Essencis Soluções Ambientais, Rua Itapeva 538, 12° andar, 01332-000 São Paulo, SP, Brasil;


A dual isotope approach based on compound-specific isotope analysis (CSIA) of carbon (C) and chlorine (Cl) was used to identify sources of persistent trichloroethylene (TCE) that caused the shut-down in 1994 of a municipal well in an extensive fractured dolostone aquifer beneath Guelph, Ontario. Several nearby industrial properties have known subsurface TCE contamination; however, only one has created a comprehensive monitoring network in the bedrock. The impacted municipal well and many monitoring wells were sampled for volatile organic compounds (VOCs), inorganic parameters, and CSIA. A wide range in isotope values was observed at the study site. The TCE varies between −35.6‰ and −21.8‰ and from 1.6‰ to 3.2‰ for δ13C and δ37Cl, respectively. In case of cis-1,2-dichloroethene, the isotope values range between −36.3‰ and −18.9‰ and from 2.4‰ to 4.7‰ for δ13C and δ37Cl, respectively.

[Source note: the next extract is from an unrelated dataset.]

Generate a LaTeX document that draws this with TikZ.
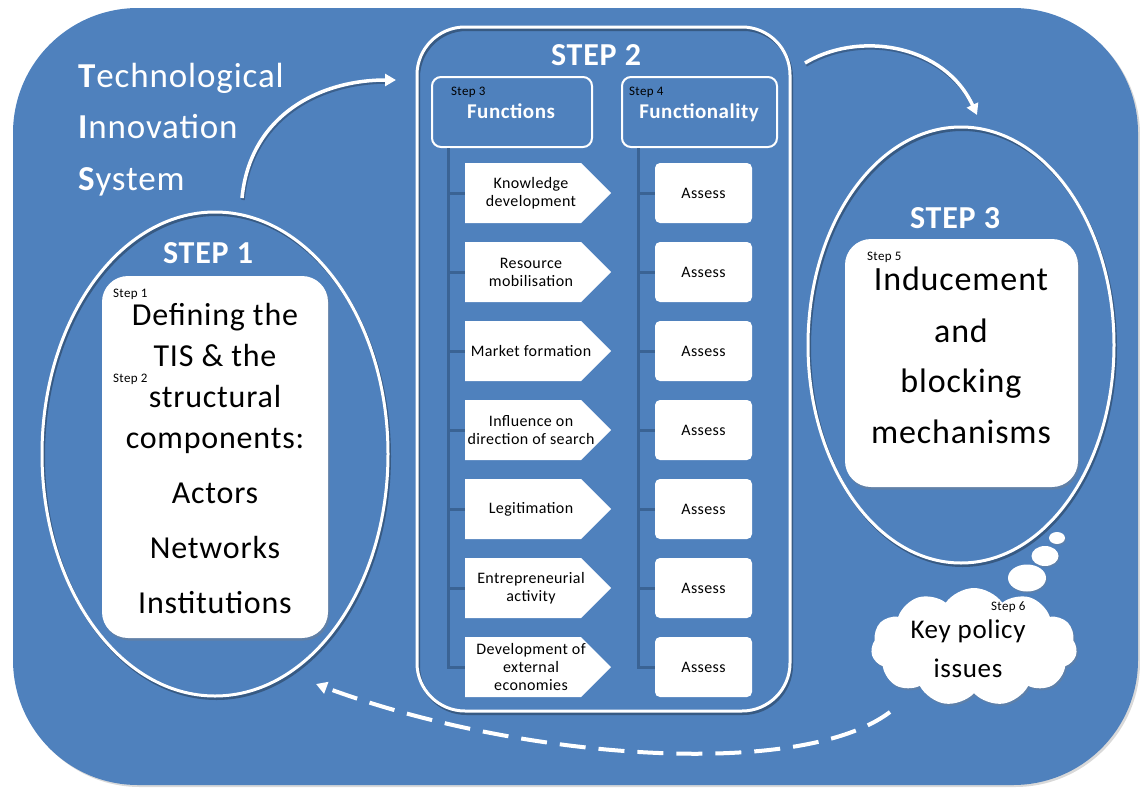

The dual isotope approach represented by a plot of δ13C vs. δ37Cl shows the municipal well samples grouped in a domain clearly separate from all other samples from the property with the comprehensive well network. The CSIA results collected under non-pumping and short-term pumping conditions thus indicate that this particular property, which has been studied intensively for several years, is not a substantial contributor of the TCE presently in the municipal well under non-pumping conditions. This case study demonstrates that CSIA signatures would have been useful much earlier in the quest to examine sources of the TCE in the municipal well if bedrock monitoring wells had been located at several depths beneath each of the potential TCE-contributing properties. Moreover, the CSIA results show that microbial reductive dechlorination of TCE occurs in some parts of the bedrock aquifer. At this site, the use of CSIA for C and Cl in combination with analyses of VOC and redox parameters proved to be important due to the complexity introduced by biodegradation in the complex fractured rock aquifer. It is highly recommended to revisit the study when the municipal well is back into full operation.